Two Donegal TDs have called for cross-party support for their party’s proposals to ensure mental health services for children and young people in Donegal are properly resourced, fully staffed and provide support when and where they are needed.
The call was made by Sinn Féin TDs for Donegal, Deputy Pádraig Mac Lochlainn and Deputy Pearse Doherty.
The proposals, introduced by Sinn Féin spokesperson on Mental Health, Mark Ward TD, and spokesperson on Health, David Cullinane TD, will be debated in the Dáil this evening.
Deputy Doherty said “The government needs to act to ensure that we have services that are fit for purpose for our children and young people. The current services are not, and there are serious concerns and risks for patients currently accessing CAMHS.
“The government have failed to act to ensure that we have mental health services that are fit for purpose for our children and young people. Sinn Féin wants to offer solutions.
“We are calling for multi-annual funding for CAMHS to be able to operate and forward-plan, to be able to properly staff teams, and we are calling for an integrated IT system to improve quality of care.
“Early intervention is key. Children and young people must have access to mental health services when and where they need them.
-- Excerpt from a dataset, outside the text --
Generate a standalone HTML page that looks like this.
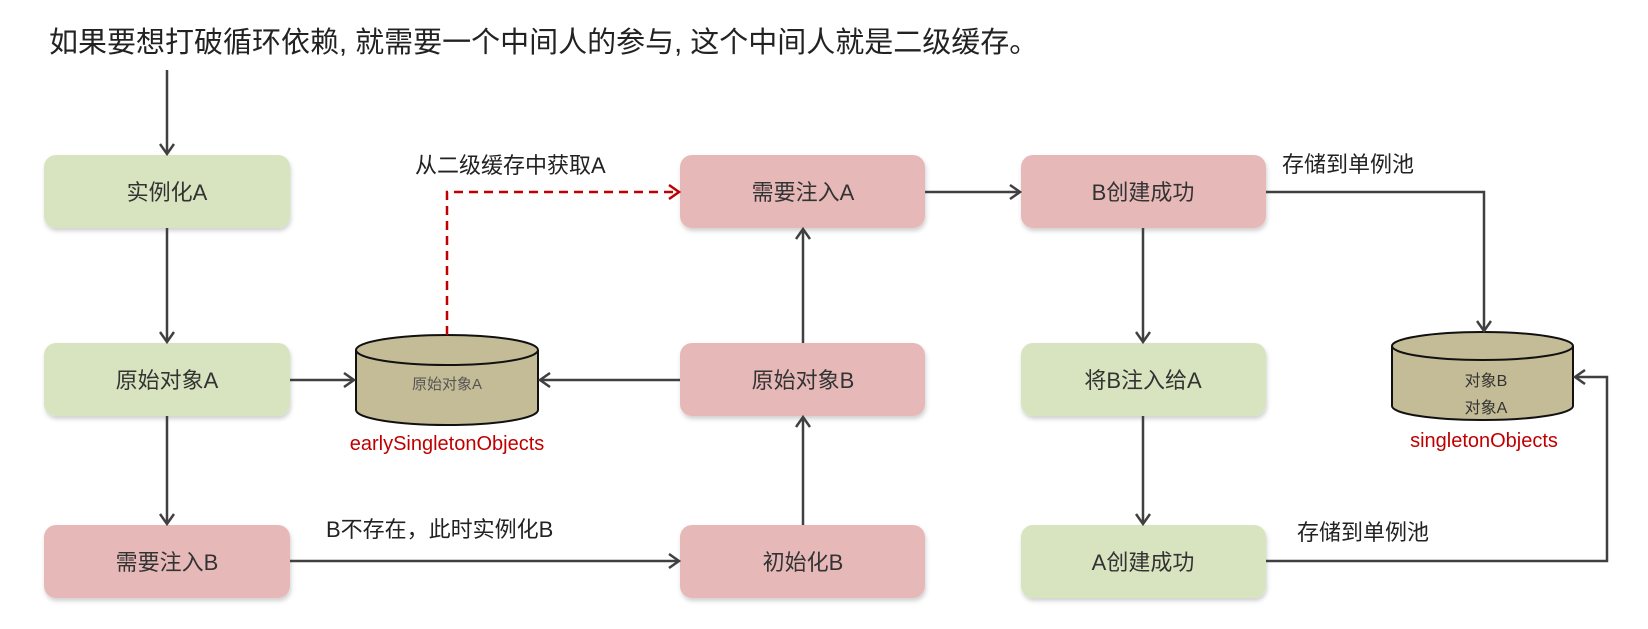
<!DOCTYPE html>
<html><head><meta charset="utf-8"><style>
html,body{margin:0;padding:0;background:#fff;width:1648px;height:629px;overflow:hidden}
svg text{font-family:"Liberation Sans","Noto Sans CJK SC",sans-serif}
</style></head><body>
<svg width="1648" height="629" viewBox="0 0 1648 629" xmlns="http://www.w3.org/2000/svg">
<defs>
<marker id="a" markerWidth="16" markerHeight="16" refX="12" refY="8" orient="auto" markerUnits="userSpaceOnUse">
<path d="M2,1 L12,8 L2,15" fill="none" stroke="#404040" stroke-width="2.5"/></marker>
<marker id="r" markerWidth="16" markerHeight="16" refX="12" refY="8" orient="auto" markerUnits="userSpaceOnUse">
<path d="M2,1 L12,8 L2,15" fill="none" stroke="#c00000" stroke-width="2.5"/></marker>
<filter id="s" x="-10%" y="-10%" width="120%" height="130%"><feDropShadow dx="1" dy="3" stdDeviation="2" flood-color="#000" flood-opacity="0.18"/></filter>
</defs>
<text x="49" y="52" font-size="29" fill="#222">如果要想打破循环依赖, 就需要一个中间人的参与, 这个中间人就是二级缓存。</text>

<g filter="url(#s)">
<rect x="44" y="155" width="246" height="73" rx="12" fill="#d8e4bf"/>
<rect x="44" y="343" width="246" height="73" rx="12" fill="#d8e4bf"/>
<rect x="44" y="525" width="246" height="73" rx="12" fill="#e6b9b8"/>
<rect x="680" y="155" width="245" height="73" rx="12" fill="#e6b9b8"/>
<rect x="680" y="343" width="245" height="73" rx="12" fill="#e6b9b8"/>
<rect x="680" y="525" width="245" height="73" rx="12" fill="#e6b9b8"/>
<rect x="1021" y="155" width="245" height="73" rx="12" fill="#e6b9b8"/>
<rect x="1021" y="343" width="245" height="73" rx="12" fill="#d8e4bf"/>
<rect x="1021" y="525" width="245" height="73" rx="12" fill="#d8e4bf"/>
</g>
<g font-size="22" fill="#333" text-anchor="middle">
<text x="167" y="200">实例化A</text>
<text x="167" y="388">原始对象A</text>
<text x="167" y="570">需要注入B</text>
<text x="803" y="200">需要注入A</text>
<text x="803" y="388">原始对象B</text>
<text x="803" y="570">初始化B</text>
<text x="1143" y="200">B创建成功</text>
<text x="1143" y="388">将B注入给A</text>
<text x="1143" y="570">A创建成功</text>
</g>

<path d="M356,350 L356,410 A91,15 0 0 0 538,410 L538,350" fill="#c4bc96" stroke="#111" stroke-width="2"/>
<ellipse cx="447" cy="350" rx="91" ry="15" fill="#c4bc96" stroke="#111" stroke-width="2"/>
<text x="447" y="389" font-size="15" fill="#555" text-anchor="middle">原始对象A</text>
<text x="447" y="450" font-size="20" fill="#c00000" text-anchor="middle">earlySingletonObjects</text>

<path d="M1392,346 L1392,406 A90.5,14 0 0 0 1573,406 L1573,346" fill="#c4bc96" stroke="#111" stroke-width="2"/>
<ellipse cx="1482.5" cy="346" rx="90.5" ry="14" fill="#c4bc96" stroke="#111" stroke-width="2"/>
<text x="1486" y="386" font-size="16" fill="#333" text-anchor="middle">对象B</text>
<text x="1486" y="413" font-size="16" fill="#333" text-anchor="middle">对象A</text>
<text x="1484" y="447" font-size="20" fill="#c00000" text-anchor="middle">singletonObjects</text>

<g stroke="#404040" stroke-width="2.5" fill="none" marker-end="url(#a)">
<path d="M167,70 L167,154"/>
<path d="M167,228 L167,342"/>
<path d="M167,416 L167,524"/>
<path d="M290,380 L354,380"/>
<path d="M680,380 L540,380"/>
<path d="M290,561 L679,561"/>
<path d="M803,525 L803,417"/>
<path d="M803,343 L803,229"/>
<path d="M925,192 L1020,192"/>
<path d="M1143,228 L1143,342"/>
<path d="M1143,416 L1143,524"/>
<path d="M1266,192 L1484,192 L1484,331"/>
<path d="M1266,561 L1607,561 L1607,377 L1575,377"/>
</g>
<path d="M447,335 L447,192 L679,192" fill="none" stroke="#c00000" stroke-width="2.5" stroke-dasharray="9,6" marker-end="url(#r)"/>

<g font-size="22" fill="#222">
<text x="415" y="173">从二级缓存中获取A</text>
<text x="326" y="537">B不存在，此时实例化B</text>
<text x="1282" y="172">存储到单例池</text>
<text x="1297" y="540">存储到单例池</text>
</g>
</svg>
</body></html>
“The majority of acute long-term mental health difficulties develop between the ages of 16 and 25. Therefore, services should be extended to 25 to prevent ‘cliff edge’ of 18.
The Deputies said they want accountability and so are calling for a national clinical director for mental health, a role that was removed in 2016.
Deputy Doherty added “We must also introduce national standards for monitoring antipsychotic medication.
“We must develop a joined-up and comprehensive health and social care workforce strategy to increase education places and training opportunities.
“We must increase undergraduate and post-graduate courses and training places for mental health professions based on evidence for required staffing levels and projected population needs to reduce reliance on overtime and international recruitment.”
Deputy MacLochlainn added added that his party wants to empower CAMHS to be able to respond to issues raised in the Mental Health Commission’s interim report.
“The report did not come as a shock to any family in Donegal who has experience accessing CAMHS. They know too well that this government has been failing young people.
“We have outlined the key steps needed to ensure that CAMHS is reformed to give patients the high-quality and timely care they need.
“The immediate priority is to locate all the children who have been lost to follow up and to ensure that they have the appropriate mental health supports in place.
“Sinn Féin in government would prioritise delivering change in our healthcare system so that mental health services are fit for purpose,” he said.